Begin Exercise input

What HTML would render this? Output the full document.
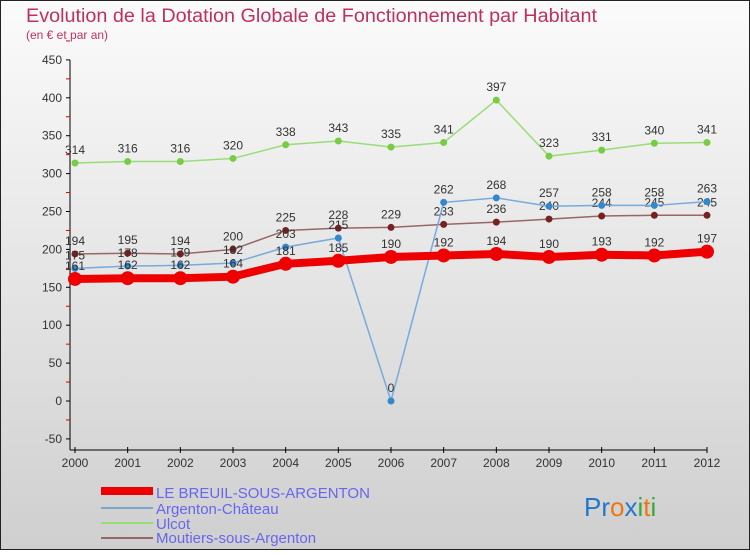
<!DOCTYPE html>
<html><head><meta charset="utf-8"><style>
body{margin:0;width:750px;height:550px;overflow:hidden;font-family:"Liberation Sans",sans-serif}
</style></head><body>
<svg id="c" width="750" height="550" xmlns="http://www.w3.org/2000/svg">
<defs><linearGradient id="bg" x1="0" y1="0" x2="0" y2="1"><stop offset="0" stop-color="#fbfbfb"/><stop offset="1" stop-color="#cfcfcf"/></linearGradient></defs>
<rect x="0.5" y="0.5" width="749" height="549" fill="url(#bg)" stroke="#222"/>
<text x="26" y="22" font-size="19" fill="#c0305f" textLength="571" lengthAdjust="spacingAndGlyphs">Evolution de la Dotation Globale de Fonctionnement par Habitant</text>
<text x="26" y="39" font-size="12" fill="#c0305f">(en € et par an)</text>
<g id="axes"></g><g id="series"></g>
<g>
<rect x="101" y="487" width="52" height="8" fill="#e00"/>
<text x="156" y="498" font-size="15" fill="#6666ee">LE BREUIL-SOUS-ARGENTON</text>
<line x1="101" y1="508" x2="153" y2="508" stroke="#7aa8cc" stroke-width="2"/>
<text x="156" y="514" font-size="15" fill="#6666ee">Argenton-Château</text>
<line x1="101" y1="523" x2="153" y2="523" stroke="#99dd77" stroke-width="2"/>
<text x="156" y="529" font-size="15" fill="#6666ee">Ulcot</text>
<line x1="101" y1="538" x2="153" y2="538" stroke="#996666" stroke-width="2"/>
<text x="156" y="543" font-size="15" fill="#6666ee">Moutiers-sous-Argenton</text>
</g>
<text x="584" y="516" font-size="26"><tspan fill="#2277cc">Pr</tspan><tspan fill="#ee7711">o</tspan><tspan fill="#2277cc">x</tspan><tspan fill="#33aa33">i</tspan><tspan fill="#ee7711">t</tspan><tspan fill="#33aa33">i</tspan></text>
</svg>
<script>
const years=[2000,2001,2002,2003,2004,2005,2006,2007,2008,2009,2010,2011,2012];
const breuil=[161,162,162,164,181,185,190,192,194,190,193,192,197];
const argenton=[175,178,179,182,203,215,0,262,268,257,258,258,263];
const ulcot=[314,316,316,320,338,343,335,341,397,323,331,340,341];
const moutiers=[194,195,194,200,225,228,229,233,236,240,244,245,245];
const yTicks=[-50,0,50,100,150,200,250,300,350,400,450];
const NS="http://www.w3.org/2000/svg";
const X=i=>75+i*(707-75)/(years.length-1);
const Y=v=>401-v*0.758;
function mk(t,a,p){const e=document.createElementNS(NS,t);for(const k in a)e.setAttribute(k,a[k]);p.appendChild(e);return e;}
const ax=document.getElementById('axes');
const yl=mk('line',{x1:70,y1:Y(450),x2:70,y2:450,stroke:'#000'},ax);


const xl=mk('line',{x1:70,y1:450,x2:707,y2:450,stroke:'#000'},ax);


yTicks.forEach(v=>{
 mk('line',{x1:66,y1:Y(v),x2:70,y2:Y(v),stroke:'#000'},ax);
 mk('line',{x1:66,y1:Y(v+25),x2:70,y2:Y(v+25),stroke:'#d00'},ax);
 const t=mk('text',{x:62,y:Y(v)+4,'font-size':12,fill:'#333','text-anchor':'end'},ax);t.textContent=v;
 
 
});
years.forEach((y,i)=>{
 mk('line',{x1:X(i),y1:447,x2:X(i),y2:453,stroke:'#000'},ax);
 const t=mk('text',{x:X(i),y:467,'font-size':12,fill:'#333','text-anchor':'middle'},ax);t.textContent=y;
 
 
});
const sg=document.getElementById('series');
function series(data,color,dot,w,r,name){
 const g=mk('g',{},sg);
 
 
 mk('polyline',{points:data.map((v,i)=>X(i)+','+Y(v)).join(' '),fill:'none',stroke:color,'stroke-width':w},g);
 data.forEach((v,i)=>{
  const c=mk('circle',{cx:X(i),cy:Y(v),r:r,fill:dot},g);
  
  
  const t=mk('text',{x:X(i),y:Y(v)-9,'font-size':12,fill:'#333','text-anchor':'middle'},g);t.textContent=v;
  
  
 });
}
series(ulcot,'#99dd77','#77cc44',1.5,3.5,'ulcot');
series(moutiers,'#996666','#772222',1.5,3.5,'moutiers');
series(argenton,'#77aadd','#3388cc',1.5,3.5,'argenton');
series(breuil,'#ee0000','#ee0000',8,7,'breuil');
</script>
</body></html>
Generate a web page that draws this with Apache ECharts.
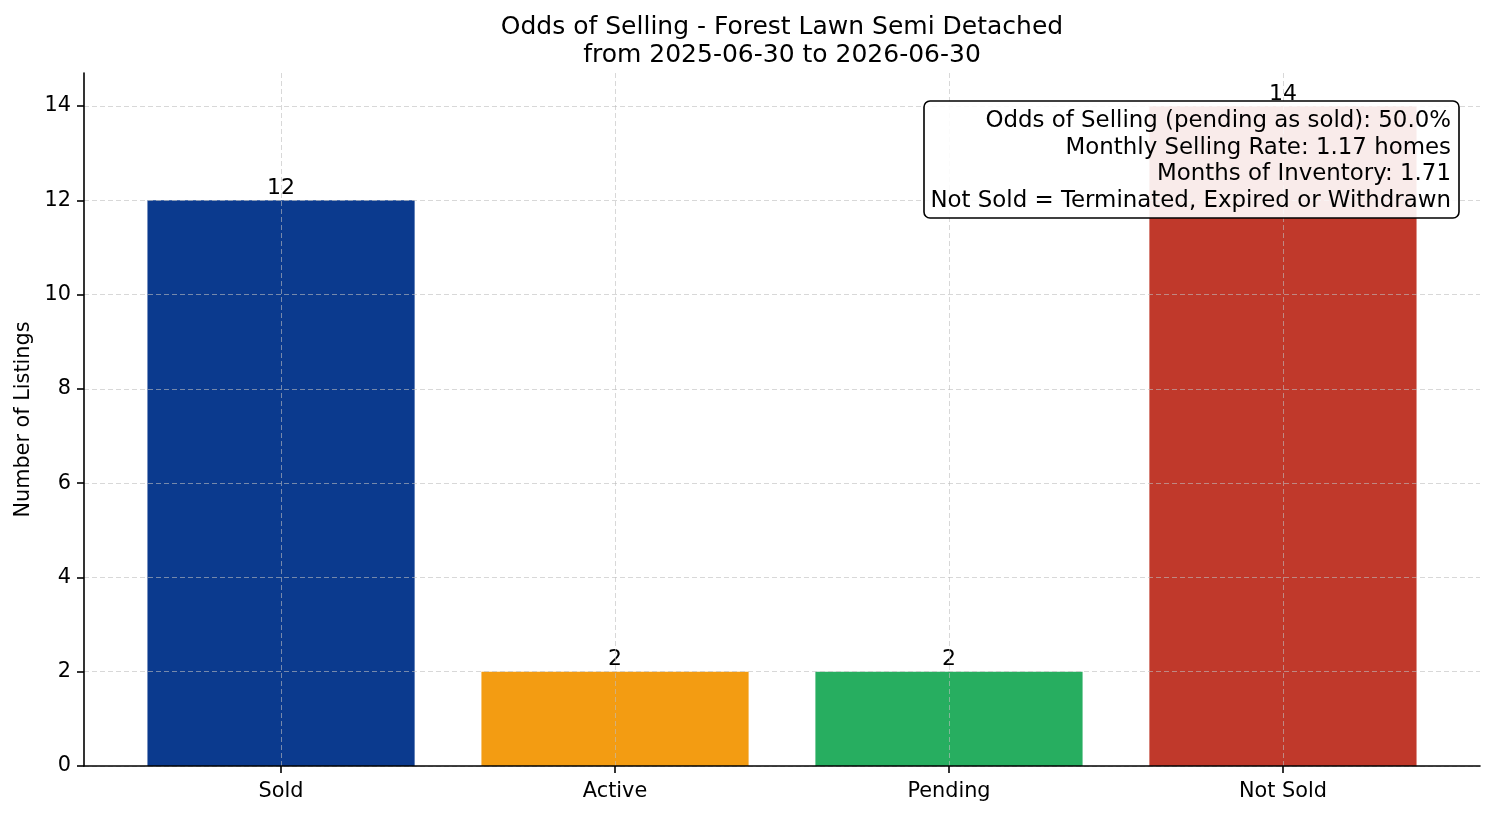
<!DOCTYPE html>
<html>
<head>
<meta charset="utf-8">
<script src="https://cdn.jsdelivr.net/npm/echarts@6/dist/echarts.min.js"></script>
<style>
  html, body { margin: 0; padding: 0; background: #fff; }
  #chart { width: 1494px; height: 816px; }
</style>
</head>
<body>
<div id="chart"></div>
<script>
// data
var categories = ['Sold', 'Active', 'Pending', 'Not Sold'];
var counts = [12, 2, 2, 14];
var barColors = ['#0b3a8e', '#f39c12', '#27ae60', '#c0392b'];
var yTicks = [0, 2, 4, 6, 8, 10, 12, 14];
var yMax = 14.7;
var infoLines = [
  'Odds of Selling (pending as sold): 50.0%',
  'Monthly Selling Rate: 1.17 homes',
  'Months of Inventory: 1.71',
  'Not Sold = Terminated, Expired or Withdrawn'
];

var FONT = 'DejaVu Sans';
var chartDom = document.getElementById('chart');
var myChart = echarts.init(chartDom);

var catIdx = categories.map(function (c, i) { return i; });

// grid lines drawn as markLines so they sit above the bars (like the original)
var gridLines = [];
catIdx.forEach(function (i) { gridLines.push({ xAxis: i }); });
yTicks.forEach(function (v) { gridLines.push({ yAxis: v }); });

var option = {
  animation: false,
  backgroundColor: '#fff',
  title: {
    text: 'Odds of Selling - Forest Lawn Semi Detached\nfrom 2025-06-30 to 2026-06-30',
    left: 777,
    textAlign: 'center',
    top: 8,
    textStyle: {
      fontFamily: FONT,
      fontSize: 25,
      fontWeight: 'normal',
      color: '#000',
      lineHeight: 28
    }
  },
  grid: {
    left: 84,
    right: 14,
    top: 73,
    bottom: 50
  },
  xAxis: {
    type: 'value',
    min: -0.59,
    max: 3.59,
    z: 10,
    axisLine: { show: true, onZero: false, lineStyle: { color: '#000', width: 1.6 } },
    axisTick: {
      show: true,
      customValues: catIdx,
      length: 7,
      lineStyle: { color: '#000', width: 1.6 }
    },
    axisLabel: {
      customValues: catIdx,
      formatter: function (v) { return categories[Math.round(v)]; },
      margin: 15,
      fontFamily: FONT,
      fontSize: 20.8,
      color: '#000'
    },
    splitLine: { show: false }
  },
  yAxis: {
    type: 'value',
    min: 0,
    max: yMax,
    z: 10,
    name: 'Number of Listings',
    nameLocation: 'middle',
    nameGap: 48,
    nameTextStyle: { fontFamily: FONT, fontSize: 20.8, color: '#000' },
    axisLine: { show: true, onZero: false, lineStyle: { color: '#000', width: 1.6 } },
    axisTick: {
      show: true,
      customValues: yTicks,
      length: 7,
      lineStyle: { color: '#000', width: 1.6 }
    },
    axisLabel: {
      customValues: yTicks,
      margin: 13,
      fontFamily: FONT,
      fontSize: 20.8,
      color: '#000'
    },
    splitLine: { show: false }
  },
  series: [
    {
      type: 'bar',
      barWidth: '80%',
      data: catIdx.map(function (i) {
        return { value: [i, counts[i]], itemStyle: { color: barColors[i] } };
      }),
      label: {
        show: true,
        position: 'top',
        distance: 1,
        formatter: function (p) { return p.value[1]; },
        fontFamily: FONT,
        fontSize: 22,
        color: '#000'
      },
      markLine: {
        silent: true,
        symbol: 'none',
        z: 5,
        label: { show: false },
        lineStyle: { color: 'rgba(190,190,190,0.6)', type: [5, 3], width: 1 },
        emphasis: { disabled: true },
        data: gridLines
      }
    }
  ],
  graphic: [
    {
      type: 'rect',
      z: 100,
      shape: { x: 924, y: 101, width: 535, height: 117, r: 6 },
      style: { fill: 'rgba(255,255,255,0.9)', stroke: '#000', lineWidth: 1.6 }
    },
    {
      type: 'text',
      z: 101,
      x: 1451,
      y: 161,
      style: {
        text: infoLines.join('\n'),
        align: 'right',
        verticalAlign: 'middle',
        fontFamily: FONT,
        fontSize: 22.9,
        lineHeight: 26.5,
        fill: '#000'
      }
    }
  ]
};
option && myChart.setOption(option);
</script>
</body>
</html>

End Exercise input

» **Required task**:
Search the entries for the word "document" and copy every line that has it.

» **Task response**:
What HTML would render this? Output the full document.
function mk(t,a,p){const e=document.createElementNS(NS,t);for(const k in a)e.setAttribute(k,a[k]);p.appendChild(e);return e;}
const ax=document.getElementById('axes');
const sg=document.getElementById('series');
var chartDom = document.getElementById('chart');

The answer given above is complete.